You don't have to scratch your head for very long. The underlying explanation is the failure of successive defence ministers to act decisively. It is not as if the problems are of mind-blowing complexity or difficulty. Any reasonably competent manager could solve them.

The tragedy is that Dr Liam Fox, who was recently forced to resign as Secretary of State, may have been on his way to doing precisely that. But not his predecessors. Not Bob Ainsworth, who was in office for less than two years; not John Hutton, who had nine months in charge; not Des Browne, who lasted two and a half years, nor John Reid, at the helm for exactly one year. Given that a new Secretary of State requires at least a year to master his or her brief, this rapid turnover is itself part of the problem.

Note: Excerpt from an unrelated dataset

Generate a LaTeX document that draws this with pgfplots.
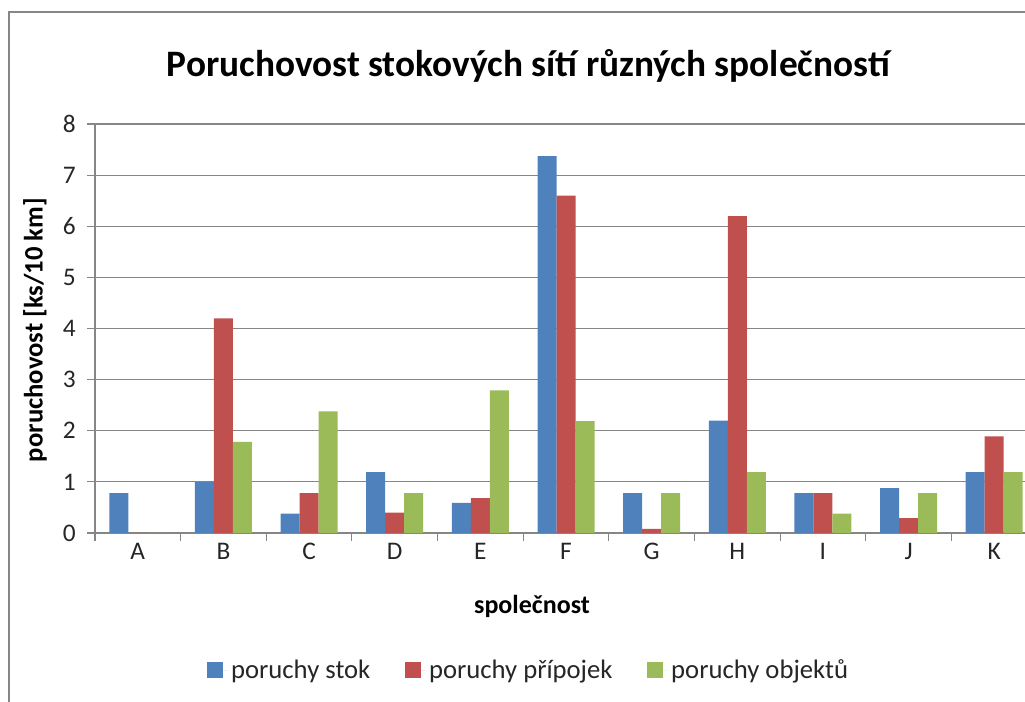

Now let us turn to the three other major tasks. They each involve the delivery of services – to the returning traveller or visitor at our ports, to old people in hospital, to individual taxpayers. A clue to what is wrong can be found in the Treasury Select Committee report on HM Revenue & Customs published in the summer. In a section headed "Organisational Culture", the Committee found a "command and control" approach to management. "Middle managers are discouraged from reporting back to the top 'bad news' or news that projects and initiatives are becoming unmanageable or are going awry. Such reports are regarded as 'negativity' and will damn career progress... thus at the top senior managers are largely unaware of the difficulties, problems, and obstacles that the bulk of the organisation faces."

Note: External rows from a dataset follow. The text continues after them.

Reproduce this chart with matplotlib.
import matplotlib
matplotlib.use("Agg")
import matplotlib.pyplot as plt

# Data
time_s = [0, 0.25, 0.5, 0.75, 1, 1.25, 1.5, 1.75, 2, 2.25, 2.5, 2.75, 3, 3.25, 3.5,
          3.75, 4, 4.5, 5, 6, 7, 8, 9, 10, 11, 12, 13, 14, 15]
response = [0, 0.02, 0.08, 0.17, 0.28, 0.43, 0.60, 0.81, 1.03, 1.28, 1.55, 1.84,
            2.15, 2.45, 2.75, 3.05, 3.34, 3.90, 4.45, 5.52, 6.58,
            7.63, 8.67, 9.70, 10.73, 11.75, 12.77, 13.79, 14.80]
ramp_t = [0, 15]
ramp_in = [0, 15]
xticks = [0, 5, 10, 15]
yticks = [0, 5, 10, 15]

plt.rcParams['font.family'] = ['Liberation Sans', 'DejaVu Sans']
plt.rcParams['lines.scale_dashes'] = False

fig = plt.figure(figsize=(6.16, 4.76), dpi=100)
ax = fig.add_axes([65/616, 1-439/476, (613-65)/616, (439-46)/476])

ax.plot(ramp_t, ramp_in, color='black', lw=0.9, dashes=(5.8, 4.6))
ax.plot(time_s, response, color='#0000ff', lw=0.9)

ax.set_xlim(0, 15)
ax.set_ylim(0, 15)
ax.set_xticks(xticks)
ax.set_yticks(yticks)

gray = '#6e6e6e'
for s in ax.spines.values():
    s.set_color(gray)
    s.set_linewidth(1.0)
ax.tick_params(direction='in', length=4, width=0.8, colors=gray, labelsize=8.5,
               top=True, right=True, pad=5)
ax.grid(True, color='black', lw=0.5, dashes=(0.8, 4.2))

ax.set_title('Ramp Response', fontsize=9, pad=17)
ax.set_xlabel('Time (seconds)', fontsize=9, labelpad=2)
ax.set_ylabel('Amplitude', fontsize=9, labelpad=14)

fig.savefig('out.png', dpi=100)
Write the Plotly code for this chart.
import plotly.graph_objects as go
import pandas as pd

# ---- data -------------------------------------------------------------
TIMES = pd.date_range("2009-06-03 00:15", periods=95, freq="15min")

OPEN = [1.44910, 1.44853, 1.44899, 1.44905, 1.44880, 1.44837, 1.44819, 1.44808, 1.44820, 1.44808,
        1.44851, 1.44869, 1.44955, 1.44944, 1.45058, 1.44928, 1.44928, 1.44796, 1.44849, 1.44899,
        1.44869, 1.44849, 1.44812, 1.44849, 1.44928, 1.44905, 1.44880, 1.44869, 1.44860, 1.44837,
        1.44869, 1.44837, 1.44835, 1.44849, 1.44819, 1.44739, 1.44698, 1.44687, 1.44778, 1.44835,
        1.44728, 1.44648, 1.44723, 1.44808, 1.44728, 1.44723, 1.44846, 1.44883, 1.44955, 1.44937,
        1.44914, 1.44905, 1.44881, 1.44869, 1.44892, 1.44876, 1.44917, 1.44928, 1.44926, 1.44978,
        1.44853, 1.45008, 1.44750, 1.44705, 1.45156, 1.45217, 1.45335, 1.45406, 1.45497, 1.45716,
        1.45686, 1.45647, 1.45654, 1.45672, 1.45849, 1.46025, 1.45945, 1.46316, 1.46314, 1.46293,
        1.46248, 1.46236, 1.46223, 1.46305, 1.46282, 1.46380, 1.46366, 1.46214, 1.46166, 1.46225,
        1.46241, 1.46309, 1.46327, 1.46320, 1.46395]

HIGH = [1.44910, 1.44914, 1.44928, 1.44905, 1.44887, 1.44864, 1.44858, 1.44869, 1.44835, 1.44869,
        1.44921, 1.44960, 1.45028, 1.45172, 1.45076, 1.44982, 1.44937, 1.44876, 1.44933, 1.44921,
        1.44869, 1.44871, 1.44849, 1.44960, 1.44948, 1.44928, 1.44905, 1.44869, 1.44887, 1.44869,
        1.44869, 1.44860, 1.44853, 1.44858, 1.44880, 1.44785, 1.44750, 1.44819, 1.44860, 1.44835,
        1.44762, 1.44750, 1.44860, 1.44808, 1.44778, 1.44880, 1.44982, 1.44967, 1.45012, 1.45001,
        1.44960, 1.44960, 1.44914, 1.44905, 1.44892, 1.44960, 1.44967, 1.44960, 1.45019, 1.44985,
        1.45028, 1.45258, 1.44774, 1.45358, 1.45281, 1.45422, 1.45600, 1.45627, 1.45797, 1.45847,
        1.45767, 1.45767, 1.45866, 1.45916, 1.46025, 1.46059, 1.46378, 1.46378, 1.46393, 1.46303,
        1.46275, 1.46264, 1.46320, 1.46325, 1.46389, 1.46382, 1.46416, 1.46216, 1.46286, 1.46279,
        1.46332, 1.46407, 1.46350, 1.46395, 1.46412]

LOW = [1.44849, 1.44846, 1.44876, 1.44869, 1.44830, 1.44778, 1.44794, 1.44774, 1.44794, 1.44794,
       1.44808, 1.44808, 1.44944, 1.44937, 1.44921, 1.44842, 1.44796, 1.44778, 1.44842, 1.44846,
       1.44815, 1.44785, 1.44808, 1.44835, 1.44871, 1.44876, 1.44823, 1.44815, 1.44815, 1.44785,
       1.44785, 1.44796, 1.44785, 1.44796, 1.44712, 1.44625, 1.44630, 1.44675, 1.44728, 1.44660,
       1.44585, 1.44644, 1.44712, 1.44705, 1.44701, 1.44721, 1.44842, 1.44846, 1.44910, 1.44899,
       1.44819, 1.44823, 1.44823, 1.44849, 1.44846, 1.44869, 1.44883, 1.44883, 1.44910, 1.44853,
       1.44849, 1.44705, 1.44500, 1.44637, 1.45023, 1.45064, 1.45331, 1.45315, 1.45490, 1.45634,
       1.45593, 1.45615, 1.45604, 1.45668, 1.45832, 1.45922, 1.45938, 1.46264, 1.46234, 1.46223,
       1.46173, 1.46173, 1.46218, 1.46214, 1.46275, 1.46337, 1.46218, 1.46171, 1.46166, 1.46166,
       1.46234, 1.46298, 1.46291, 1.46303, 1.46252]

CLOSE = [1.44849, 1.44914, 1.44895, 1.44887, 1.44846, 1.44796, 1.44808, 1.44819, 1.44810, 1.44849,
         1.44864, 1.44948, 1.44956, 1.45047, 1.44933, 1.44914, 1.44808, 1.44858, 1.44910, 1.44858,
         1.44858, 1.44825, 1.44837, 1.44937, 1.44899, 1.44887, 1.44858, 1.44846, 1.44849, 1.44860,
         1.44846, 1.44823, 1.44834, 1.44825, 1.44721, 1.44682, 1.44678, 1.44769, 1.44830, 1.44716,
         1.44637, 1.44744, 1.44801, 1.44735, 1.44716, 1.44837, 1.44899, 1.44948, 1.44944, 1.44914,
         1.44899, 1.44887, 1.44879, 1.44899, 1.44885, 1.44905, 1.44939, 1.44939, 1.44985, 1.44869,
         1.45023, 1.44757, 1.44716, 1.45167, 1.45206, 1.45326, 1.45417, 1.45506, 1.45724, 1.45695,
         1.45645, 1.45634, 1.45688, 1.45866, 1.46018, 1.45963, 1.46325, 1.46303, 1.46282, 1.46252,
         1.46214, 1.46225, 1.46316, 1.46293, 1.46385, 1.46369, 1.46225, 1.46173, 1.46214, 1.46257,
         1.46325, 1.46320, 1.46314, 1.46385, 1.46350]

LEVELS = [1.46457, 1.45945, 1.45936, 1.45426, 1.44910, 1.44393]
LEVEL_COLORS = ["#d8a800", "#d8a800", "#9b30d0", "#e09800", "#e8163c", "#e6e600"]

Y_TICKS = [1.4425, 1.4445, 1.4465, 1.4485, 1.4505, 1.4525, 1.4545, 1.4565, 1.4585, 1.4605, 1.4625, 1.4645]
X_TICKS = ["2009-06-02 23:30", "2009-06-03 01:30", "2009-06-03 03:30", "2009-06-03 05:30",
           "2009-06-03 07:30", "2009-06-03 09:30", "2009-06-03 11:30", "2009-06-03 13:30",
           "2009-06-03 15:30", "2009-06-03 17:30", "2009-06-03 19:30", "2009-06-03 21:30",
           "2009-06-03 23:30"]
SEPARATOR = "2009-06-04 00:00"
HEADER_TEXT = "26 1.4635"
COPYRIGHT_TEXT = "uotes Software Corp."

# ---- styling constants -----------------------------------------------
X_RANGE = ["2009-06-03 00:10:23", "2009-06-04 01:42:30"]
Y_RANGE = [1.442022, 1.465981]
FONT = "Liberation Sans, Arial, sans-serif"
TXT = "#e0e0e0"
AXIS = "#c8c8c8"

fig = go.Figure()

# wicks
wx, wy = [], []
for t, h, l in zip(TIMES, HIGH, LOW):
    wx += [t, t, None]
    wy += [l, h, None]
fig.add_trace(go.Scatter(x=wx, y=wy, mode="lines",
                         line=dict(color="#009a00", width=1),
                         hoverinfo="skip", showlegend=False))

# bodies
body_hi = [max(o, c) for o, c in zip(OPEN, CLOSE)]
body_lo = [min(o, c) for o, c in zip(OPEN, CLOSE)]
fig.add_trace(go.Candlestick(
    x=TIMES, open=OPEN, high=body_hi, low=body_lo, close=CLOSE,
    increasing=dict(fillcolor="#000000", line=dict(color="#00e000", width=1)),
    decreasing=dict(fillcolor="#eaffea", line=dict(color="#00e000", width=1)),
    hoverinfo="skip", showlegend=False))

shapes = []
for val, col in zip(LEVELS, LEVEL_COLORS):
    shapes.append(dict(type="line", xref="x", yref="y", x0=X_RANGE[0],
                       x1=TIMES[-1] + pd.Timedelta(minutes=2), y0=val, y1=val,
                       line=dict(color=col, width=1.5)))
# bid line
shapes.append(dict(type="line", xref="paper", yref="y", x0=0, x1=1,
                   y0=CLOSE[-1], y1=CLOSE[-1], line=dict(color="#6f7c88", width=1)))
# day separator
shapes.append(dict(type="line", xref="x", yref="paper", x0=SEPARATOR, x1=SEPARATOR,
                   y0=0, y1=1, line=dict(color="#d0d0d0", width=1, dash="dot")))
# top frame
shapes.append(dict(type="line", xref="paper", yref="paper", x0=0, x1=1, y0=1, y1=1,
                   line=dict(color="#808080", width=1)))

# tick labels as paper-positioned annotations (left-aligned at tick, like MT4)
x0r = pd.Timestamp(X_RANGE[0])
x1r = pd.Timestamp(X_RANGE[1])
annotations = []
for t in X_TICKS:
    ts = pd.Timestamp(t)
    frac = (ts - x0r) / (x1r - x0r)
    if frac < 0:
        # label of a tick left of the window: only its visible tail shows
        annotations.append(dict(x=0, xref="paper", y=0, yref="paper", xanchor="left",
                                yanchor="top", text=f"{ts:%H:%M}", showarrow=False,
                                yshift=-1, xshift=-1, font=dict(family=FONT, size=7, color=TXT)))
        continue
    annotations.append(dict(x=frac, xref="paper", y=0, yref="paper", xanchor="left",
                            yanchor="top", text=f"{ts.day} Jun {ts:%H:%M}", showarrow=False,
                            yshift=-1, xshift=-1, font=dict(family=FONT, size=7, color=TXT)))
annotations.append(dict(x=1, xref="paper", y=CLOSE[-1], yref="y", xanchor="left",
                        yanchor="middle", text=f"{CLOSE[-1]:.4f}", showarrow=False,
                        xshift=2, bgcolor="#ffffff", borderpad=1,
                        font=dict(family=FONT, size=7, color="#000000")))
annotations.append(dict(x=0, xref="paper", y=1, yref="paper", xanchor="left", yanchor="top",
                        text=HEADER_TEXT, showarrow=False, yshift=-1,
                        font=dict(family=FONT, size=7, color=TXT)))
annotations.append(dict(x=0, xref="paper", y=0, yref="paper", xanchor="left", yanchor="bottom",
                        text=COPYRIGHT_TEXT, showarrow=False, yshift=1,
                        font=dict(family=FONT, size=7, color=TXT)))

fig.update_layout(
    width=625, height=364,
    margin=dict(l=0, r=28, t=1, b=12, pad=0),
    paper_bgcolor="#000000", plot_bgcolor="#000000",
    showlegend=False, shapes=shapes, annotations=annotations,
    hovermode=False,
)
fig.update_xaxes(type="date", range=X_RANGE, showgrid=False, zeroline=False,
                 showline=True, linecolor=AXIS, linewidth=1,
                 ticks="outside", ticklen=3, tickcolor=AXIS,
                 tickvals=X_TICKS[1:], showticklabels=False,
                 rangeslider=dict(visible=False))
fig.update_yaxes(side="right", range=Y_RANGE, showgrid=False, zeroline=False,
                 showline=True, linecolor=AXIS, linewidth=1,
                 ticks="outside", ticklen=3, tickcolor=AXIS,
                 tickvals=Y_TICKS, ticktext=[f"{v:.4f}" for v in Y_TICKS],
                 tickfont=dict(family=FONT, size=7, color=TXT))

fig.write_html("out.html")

This is authentic stuff. For when Margaret Thatcher was prime minister, she introduced a system of managing the delivery of public services that was similar to manufacturing cars – tasks were broken up into their component parts, work was measured and timed and individual workers did one thing, and one thing only. This was developed and refined by Tony Blair and Gordon Brown. Tony Blair even created a delivery unit at 10 Downing Street run by Michael Barber. But this approach has not worked because, unlike vehicles on the production line, human beings don't fit into tidy categories that can be processed at speed. At the same time, public-sector managers learn to "game" the system to protect their backs. The delivery of public services requires techniques and procedures that are more sophisticated and more nuanced than those found in a factory. These systems exist, but there are as yet only a few examples in the public services.

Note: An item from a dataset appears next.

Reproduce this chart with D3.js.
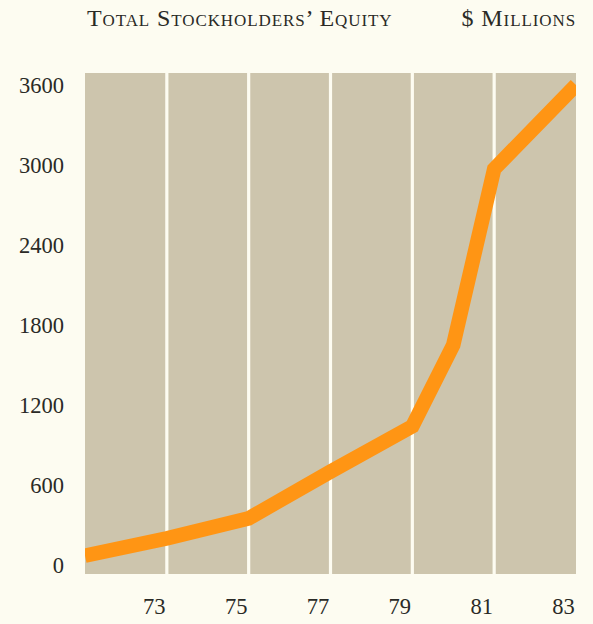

When you find a large and complex task that is being mishandled, you are entitled to conclude that the people in charge are either not sufficiently intelligent, or not knowledgeable enough or that they lack training – or, as is usually the case, some combination of all three. As far as Government ministers go, we can rule out lack of ability as a cause. There is ample brainpower around the Cabinet table. We are left with lack of knowledge (or just know-how) and lack of training.

This in turn directs us to the quality of members of Parliament, the sole source of ministerial appointments. Few MPs have any experience of handling large and complex tasks, whether, say, running a big school, or a major charity, or a business. They have often only been professional politicians. And politics remains one of the few walks of life where training is never considered. How arrogant is that?

Until Parliament attracts more people who have done something worthwhile outside politics, and until it is admitted that even MPs require training in government, dysfunction will swell and grow. Politicians are always trying to reform us. I really would like them first to improve themselves.